** START SUPPLIED MATERIAL **
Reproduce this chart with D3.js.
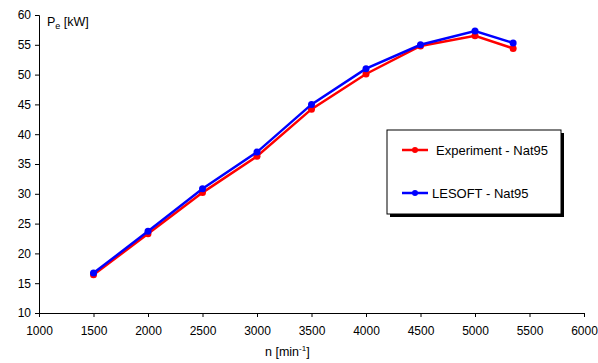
<!DOCTYPE html>
<html>
<head>
<meta charset="utf-8">
<script src="https://cdn.jsdelivr.net/npm/d3@7"></script>
<style>
  body { margin: 0; background: #fff; }
  svg text { font-family: "Liberation Sans", Arial, sans-serif; font-size: 12px; fill: #000; }
</style>
</head>
<body>
<svg id="chart" width="598" height="363"></svg>
<script>
const speeds = [1500, 2000, 2500, 3000, 3500, 4000, 4500, 5000, 5350]
const experiment = [16.4, 23.3, 30.2, 36.3, 44.2, 50.1, 54.8, 56.5, 54.4]
const lesoft = [16.7, 23.7, 30.85, 37.0, 45.0, 51.0, 55.0, 57.3, 55.3]
const xTicks = [1000, 1500, 2000, 2500, 3000, 3500, 4000, 4500, 5000, 5500, 6000]
const yTicks = [10, 15, 20, 25, 30, 35, 40, 45, 50, 55, 60]
const seriesNames = ['Experiment - Nat95', 'LESOFT - Nat95']
const seriesColors = ['#ff0000', '#0000ff']

const svg = d3.select('#chart')

const xscale = d3.scaleLinear().domain([1000, 6000]).range([39, 584])
const yscale = d3.scaleLinear().domain([10, 60]).range([313, 15])

// axes
const xAxis = d3.axisBottom(xscale).tickValues(xTicks).tickFormat(d3.format('d'))
  .tickSizeOuter(0).tickSize(4).tickPadding(9)
svg.append('g')
  .attr('transform', `translate(0, ${yscale(10)})`)
  .call(xAxis)
  .call(g => g.selectAll('text').style('font-size', '12px'))

const yAxis = d3.axisLeft(yscale).tickValues(yTicks).tickFormat(d3.format('d'))
  .tickSizeOuter(0).tickSize(4).tickPadding(4)
svg.append('g')
  .attr('transform', `translate(${xscale(1000)}, 0)`)
  .call(yAxis)
  .call(g => g.selectAll('text').style('font-size', '12px'))

svg.selectAll('.domain, .tick line').attr('stroke', '#000')

// axis titles
const yTitle = svg.append('text').attr('x', 47).attr('y', 26).style('font-size', '12.5px')
yTitle.append('tspan').text('P')
yTitle.append('tspan').text('e').attr('dy', 3).style('font-size', '9px')
yTitle.append('tspan').text(' [kW]').attr('dy', -3)

const xTitle = svg.append('text').attr('x', 265).attr('y', 356).style('font-size', '12.5px')
xTitle.append('tspan').text('n [min')
xTitle.append('tspan').text('-1').attr('dy', -5).style('font-size', '8px')
xTitle.append('tspan').text(']').attr('dy', 5)

// lines
const allSeries = [experiment, lesoft]
const line = d3.line()
  .x((d, i) => xscale(speeds[i]))
  .y(d => yscale(d))

allSeries.forEach((values, s) => {
  const g = svg.append('g')
  g.append('path')
    .datum(values)
    .attr('d', line)
    .attr('fill', 'none')
    .attr('stroke', seriesColors[s])
    .attr('stroke-width', 2.5)
  g.selectAll('circle')
    .data(values)
    .enter()
    .append('circle')
    .attr('cx', (d, i) => xscale(speeds[i]))
    .attr('cy', d => yscale(d))
    .attr('r', 3.5)
    .attr('fill', seriesColors[s])
})

// legend
const legend = svg.append('g').attr('transform', 'translate(387, 130)')
legend.append('rect')
  .attr('x', 3).attr('y', 3).attr('width', 174).attr('height', 84)
  .attr('fill', '#000')
legend.append('rect')
  .attr('x', 0).attr('y', 0).attr('width', 174).attr('height', 84)
  .attr('fill', '#fff').attr('stroke', '#000').attr('stroke-width', 1)

const legendY = [20, 63]
const textX = [49, 45]
seriesNames.forEach((name, s) => {
  legend.append('line')
    .attr('x1', 15).attr('x2', 41)
    .attr('y1', legendY[s]).attr('y2', legendY[s])
    .attr('stroke', seriesColors[s]).attr('stroke-width', 2.5)
  legend.append('circle')
    .attr('cx', 28).attr('cy', legendY[s]).attr('r', 3)
    .attr('fill', seriesColors[s])
  legend.append('text')
    .attr('x', textX[s]).attr('y', legendY[s] + 5)
    .style('font-size', '13px')
    .text(name)
})
</script>
</body>
</html>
** END SUPPLIED MATERIAL **
> **YOUR OBJECTIVE**
Each line of the material must be retyped exactly, except that images are omitted.

> **RESULT FOR THIS EXERCISE**
Reproduce this chart with D3.js.
<!DOCTYPE html>
<html>
<head>
<meta charset="utf-8">
<script src="https://cdn.jsdelivr.net/npm/d3@7"></script>
<style>
  body { margin: 0; background: #fff; }
  svg text { font-family: "Liberation Sans", Arial, sans-serif; font-size: 12px; fill: #000; }
</style>
</head>
<body>
<svg id="chart" width="598" height="363"></svg>
<script>
const speeds = [1500, 2000, 2500, 3000, 3500, 4000, 4500, 5000, 5350]
const experiment = [16.4, 23.3, 30.2, 36.3, 44.2, 50.1, 54.8, 56.5, 54.4]
const lesoft = [16.7, 23.7, 30.85, 37.0, 45.0, 51.0, 55.0, 57.3, 55.3]
const xTicks = [1000, 1500, 2000, 2500, 3000, 3500, 4000, 4500, 5000, 5500, 6000]
const yTicks = [10, 15, 20, 25, 30, 35, 40, 45, 50, 55, 60]
const seriesNames = ['Experiment - Nat95', 'LESOFT - Nat95']
const seriesColors = ['#ff0000', '#0000ff']

const svg = d3.select('#chart')

const xscale = d3.scaleLinear().domain([1000, 6000]).range([39, 584])
const yscale = d3.scaleLinear().domain([10, 60]).range([313, 15])

// axes
const xAxis = d3.axisBottom(xscale).tickValues(xTicks).tickFormat(d3.format('d'))
  .tickSizeOuter(0).tickSize(4).tickPadding(9)
svg.append('g')
  .attr('transform', `translate(0, ${yscale(10)})`)
  .call(xAxis)
  .call(g => g.selectAll('text').style('font-size', '12px'))

const yAxis = d3.axisLeft(yscale).tickValues(yTicks).tickFormat(d3.format('d'))
  .tickSizeOuter(0).tickSize(4).tickPadding(4)
svg.append('g')
  .attr('transform', `translate(${xscale(1000)}, 0)`)
  .call(yAxis)
  .call(g => g.selectAll('text').style('font-size', '12px'))

svg.selectAll('.domain, .tick line').attr('stroke', '#000')

// axis titles
const yTitle = svg.append('text').attr('x', 47).attr('y', 26).style('font-size', '12.5px')
yTitle.append('tspan').text('P')
yTitle.append('tspan').text('e').attr('dy', 3).style('font-size', '9px')
yTitle.append('tspan').text(' [kW]').attr('dy', -3)

const xTitle = svg.append('text').attr('x', 265).attr('y', 356).style('font-size', '12.5px')
xTitle.append('tspan').text('n [min')
xTitle.append('tspan').text('-1').attr('dy', -5).style('font-size', '8px')
xTitle.append('tspan').text(']').attr('dy', 5)

// lines
const allSeries = [experiment, lesoft]
const line = d3.line()
  .x((d, i) => xscale(speeds[i]))
  .y(d => yscale(d))

allSeries.forEach((values, s) => {
  const g = svg.append('g')
  g.append('path')
    .datum(values)
    .attr('d', line)
    .attr('fill', 'none')
    .attr('stroke', seriesColors[s])
    .attr('stroke-width', 2.5)
  g.selectAll('circle')
    .data(values)
    .enter()
    .append('circle')
    .attr('cx', (d, i) => xscale(speeds[i]))
    .attr('cy', d => yscale(d))
    .attr('r', 3.5)
    .attr('fill', seriesColors[s])
})

// legend
const legend = svg.append('g').attr('transform', 'translate(387, 130)')
legend.append('rect')
  .attr('x', 3).attr('y', 3).attr('width', 174).attr('height', 84)
  .attr('fill', '#000')
legend.append('rect')
  .attr('x', 0).attr('y', 0).attr('width', 174).attr('height', 84)
  .attr('fill', '#fff').attr('stroke', '#000').attr('stroke-width', 1)

const legendY = [20, 63]
const textX = [49, 45]
seriesNames.forEach((name, s) => {
  legend.append('line')
    .attr('x1', 15).attr('x2', 41)
    .attr('y1', legendY[s]).attr('y2', legendY[s])
    .attr('stroke', seriesColors[s]).attr('stroke-width', 2.5)
  legend.append('circle')
    .attr('cx', 28).attr('cy', legendY[s]).attr('r', 3)
    .attr('fill', seriesColors[s])
  legend.append('text')
    .attr('x', textX[s]).attr('y', legendY[s] + 5)
    .style('font-size', '13px')
    .text(name)
})
</script>
</body>
</html>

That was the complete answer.